Antony Lerman defends “Seven Jewish Children”

Antony Lerman defends Churchill’s play against this CST criticism,  here.

Petra Marquardt-Bigman’s critique of Lerman’s recent work is here.

Saul comments:

“What has gone wrong with the Jewish journey from genocide in Europe to what Israel is today?”

Let us not forget, that the same question was asked by liberals and non-liberals in the nineteenth century to explain how it could be that a people who had been emancipated and brought into the bosom of civilization could still exhibit “negative” Jewish traits. More often than not, the question and the answer provided took the form of,

“a psychological link between past trauma and present brutality.”
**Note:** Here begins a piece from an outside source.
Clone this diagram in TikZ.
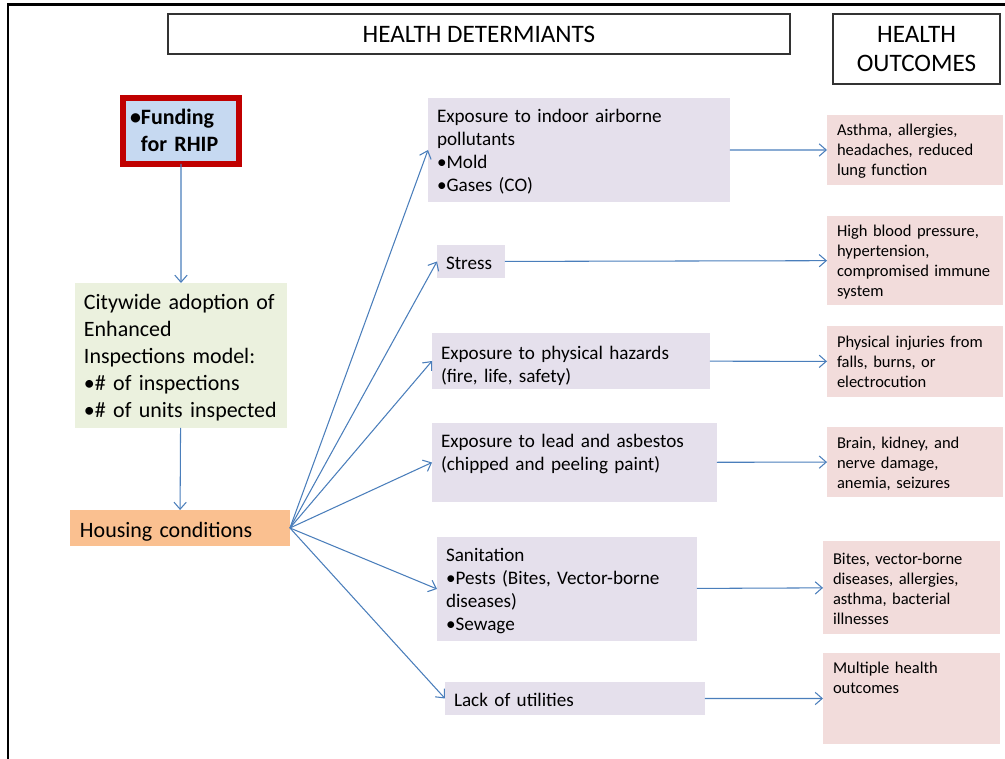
\documentclass[tikz,border=0pt]{standalone}
\usepackage{fontspec}
\setmainfont{Carlito}
\usetikzlibrary{arrows.meta}
\usepackage{xcolor}

\definecolor{detfill}{HTML}{E5E0EC}
\definecolor{outfill}{HTML}{F2DCDB}
\definecolor{cityfill}{HTML}{EBF1DE}
\definecolor{housefill}{HTML}{FAC090}
\definecolor{fundfill}{HTML}{C6D9F1}
\definecolor{fundline}{HTML}{C00000}
\definecolor{arrowblue}{HTML}{4A7EBB}

\tikzset{
  titlebox/.style={draw=black!80,line width=0.8pt,align=center,font=\fontsize{14.3}{17}\selectfont},
  det/.style={fill=detfill,anchor=north west,align=left,inner xsep=0.18cm,inner ysep=0pt,outer sep=0pt,font=\fontsize{10.9}{13}\selectfont},
  outc/.style={fill=outfill,anchor=north west,align=left,inner xsep=0.2cm,inner ysep=0pt,outer sep=0pt,font=\fontsize{9.4}{11.3}\selectfont},
  input/.style={anchor=north west,align=left,inner ysep=0pt,outer sep=0pt,font=\fontsize{12.5}{15.3}\selectfont}
}

\begin{document}
\begin{tikzpicture}[->,>={Straight Barb[length=4pt,width=7pt]},x=0.02cm,y=-0.02cm,line width=0.6pt]
  \useasboundingbox (0,0) rectangle (1005,759);
  \draw[-,line width=1.7pt] (8,759) -- (8,5) -- (1005,5);

  \node[titlebox,minimum width=12.44cm,minimum height=0.8cm] (T1) at (479,34) {HEALTH DETERMIANTS};
  \node[titlebox,minimum width=3.34cm,minimum height=1.4cm] (T2) at (916.5,49) {HEALTH\\OUTCOMES};

  \node[input,draw=fundline,line width=3.4pt,fill=fundfill,inner xsep=0.14cm,text width=2.04cm,text height=0.54cm,text depth=0.78cm,font=\fontsize{12.5}{15.3}\selectfont\bfseries]
    (F) at (123,98) {•Funding\\\hphantom{•}for RHIP};
  \node[input,fill=cityfill,inner xsep=0.18cm,text width=3.88cm,text height=0.54cm,text depth=2.36cm]
    (C) at (75,283) {Citywide adoption of\\Enhanced\\Inspections model:\\•\# of inspections\\•\# of units inspected};
  \node[input,fill=housefill,inner xsep=0.2cm,text width=4.0cm,text height=0.56cm,text depth=0.16cm]
    (H) at (70,510) {Housing conditions};

  \node[det,text width=5.68cm,text height=0.5cm,text depth=1.58cm] (D1) at (428,98) {Exposure to indoor airborne\\pollutants\\•Mold\\•Gases (CO)};
  \node[det,text width=1.0cm,text height=0.5cm,text depth=0.16cm] (D2) at (437,245) {Stress};
  \node[det,text width=5.2cm,text height=0.54cm,text depth=0.58cm] (D3) at (432,333) {Exposure to physical hazards\\(fire, life, safety)};
  \node[det,text width=5.34cm,text height=0.5cm,text depth=1.08cm] (D4) at (432,423) {Exposure to lead and asbestos\\(chipped and peeling paint)};
  \node[det,text width=4.84cm,text height=0.5cm,text depth=1.58cm] (D5) at (437,537) {Sanitation\\•Pests (Bites, Vector-borne\\diseases)\\•Sewage};
  \node[det,text width=4.84cm,text height=0.5cm,text depth=0.16cm] (D6) at (445,682) {Lack of utilities};

  \node[outc,text width=3.12cm,text height=0.42cm,text depth=0.98cm] (O1) at (827,115) {Asthma, allergies,\\headaches, reduced\\lung function};
  \node[outc,text width=3.12cm,text height=0.42cm,text depth=1.36cm] (O2) at (827,216) {High blood pressure,\\hypertension,\\compromised immune\\system};
  \node[outc,text width=3.12cm,text height=0.44cm,text depth=0.98cm] (O3) at (827,326) {Physical injuries from\\falls, burns, or\\electrocution};
  \node[outc,text width=3.12cm,text height=0.44cm,text depth=0.96cm] (O4) at (827,427) {Brain, kidney, and\\nerve damage,\\anemia, seizures};
  \node[outc,text width=3.14cm,text height=0.48cm,text depth=1.38cm] (O5) at (823,541) {Bites, vector-borne\\diseases, allergies,\\asthma, bacterial\\illnesses};
  \node[outc,text width=3.14cm,text height=0.42cm,text depth=1.4cm] (O6) at (823,653) {Multiple health\\outcomes};

  \begin{scope}[draw=arrowblue]
  \path (F) edge (C)
        (C) edge (H);
  \path (H.east) edge (D1.west)
                 edge (D2.west)
                 edge (D3.west)
                 edge (D4.west)
                 edge (D5.west)
                 edge (D6.west);
  \path (D1) edge (O1)
        (D2) edge (O2)
        (D3) edge (O3)
        (D4) edge (O4)
        (D5) edge (O5)
        (D6) edge (O6);
  \end{scope}
\end{tikzpicture}
\end{document}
It was this “psychological link” that sought to explain the idea that it was because of their prior exclusion in the ghetto that “the Jew could not be but  “immoral”, “unethical”,  “liars”, “cheats”, “dirty”., etc. etc.. Leaving the anti-Jewish tropes in place, these alleged negative images, fixed them all the more firmly under the label of a “psychological” condition of Jewishness. Immoralty, etc. now became the inherent trait of “the Jew”. It was only a short step for the problem of the Jewish “head” to be inscribed in the problem of Jewish “blood”.

Equally interesting was the fact that this notion of  a psychological “Jewishness” as the (“empirical”) foundation for the composite of negative traits that was said to make up the reality and actuality of “the Jew” was a line pushed most ardently by the established and assilimated Jews in the face of the embarassment brought about by the presence of the Ostjuden. The problem for the assimilated Jew, of course, was that people no longer compared them to their liberal (non-Jewish) brethren, but against the “mass” of their “backward” and “superstious” brethren from the East. The fear of loss of social status was palpable.

Needless to say, those assimilated Jews thought themselves adjusted and “healthy” and that the problem of “Jewishness” belonged to others.

The truth of the matter, as many historians of Jewish social and political history have noted, is that it was not the “backward and superstitious” who suffered from the tics of a psychological condition of “Jewishness” – they knew and relished their place as pariah – but those obsessed with differentiation (from the mass of Jews) and the acceptance which they craved – those thrown into the position of parvenu. It is, of course, true that they were forced into this role against their will (but which do not stop them they readily accepting it). Indeed, they were put into the position of playing an impossible game of showing to themselves and to others that they were both the  “same” and “different” at one and the same time. In that situation it is hardly surprising that such a game which implied the constant fear of being associated with the Jewish mass, of being “like them” should not take its psychological toll, and, in its wake, bring forth an alternative, but more socially grounded, more individual, more persistent concept of “Jewishness” that came to determine their every action, both in relation to Jews and non-Jews.

And, in this context, is it not  pertinent to note that, at a time when many a good liberal is seeking to make the Jew and the Jewish state a pariah, the parvenu’s voice joins the chorus and strives to sing the loudest?

In many schools of psychology and psychotherapy, it is encumbent for the therapist himself or herself to undergo the process themselves. If Lerman is going to continue in the present vein, maybe it is a piece of advice that he should take on board. After all, as he so often states, “denial” is a terrible thing.